Pero en Minari esto último sucede de un modo bastante escolar, con el aliciente de no cargar la tinta demasiado en ello: a base de plantitas, cuya simbología va más allá de la indulgencia curativa para hablarnos, en tanto alegoría, de la espiritualidad y la unión familiar, amén de las deliciosas intervenciones de una abuelita que, claro está, accidentalmente —lato sensu— termina para bien por meter la pata. Aun así, el propósito anecdótico del filme no deja de sorprendernos por la esquivez con que la agudeza psicológica decae para concederle, sobre todo en su segmento final, un aura mágico-realista, in media res, que nos hace pensar en la maravilla de este minari asiático, pero en lo totalmente prescindible que puede resultar esta película.

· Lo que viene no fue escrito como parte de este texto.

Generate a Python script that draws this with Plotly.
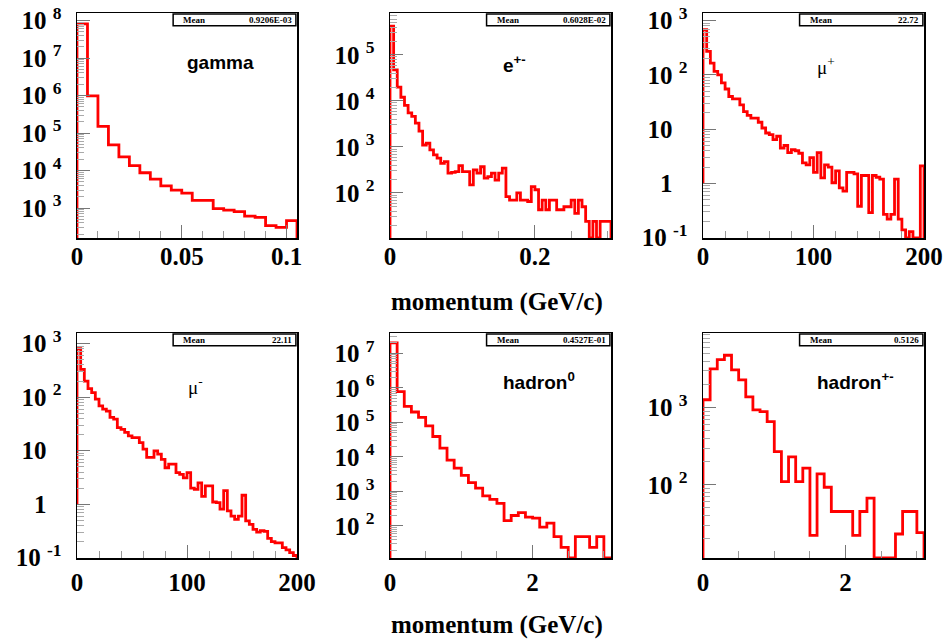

¿Qué nos trae toda ella para que pueda ser recomendada al espectador? El tratamiento eficaz de la psicología de los personajes, el modo en que el guion enhebra el proceso de adaptación en un contexto hostil, como puede ser toda región desconocida. Sobre todo, la manera en que los personajes, aun cuando apuestan por la americanización de sus nombres, se empeñan en preservar sus hábitos identitarios como parte de la simbiosis cultural a la que se someten. Isaac Chung acierta en el diseño austero de la recreación epocal, las décadas postreras del siglo pasado, y además en la fotografía, como elemento distintivo de la película. Tenemos que no hay desperdicio en el modo de captar los matices expresivos de la gestualidad interpretativa, de ahí que la dirección de actores sea otro punto que favorece que este filme llegue a puerto seguro sin muchos contratiempos.

Lo peor de Minari es el desbalance en su pretensión de apostar por la agudeza narrativa. Entre los picos de densidad psicológica y la manera de desatar la madeja del ovillo, estilo cuento de hadas, al menos a quien esto escribe le resulta fatal. 

En mi segunda mirada a esta película sigo pensando en toda la parafernalia de bombos y platillos que le acompañó durante su estreno. Es medianamente un filme interesante, con emociones de poco volumen, y los ítems que la caracterizan, en lo específico cinematográfico, se anudan sin grandes sobresaltos estéticos, y eso me parece muy bien, pues no puede negarse que la formalidad estilística también tiene sus atractivos, pero hasta ahí la clase.

En cuanto a esa algarabía que le acompañó, junto a sus nominaciones y premios, no era para tanto.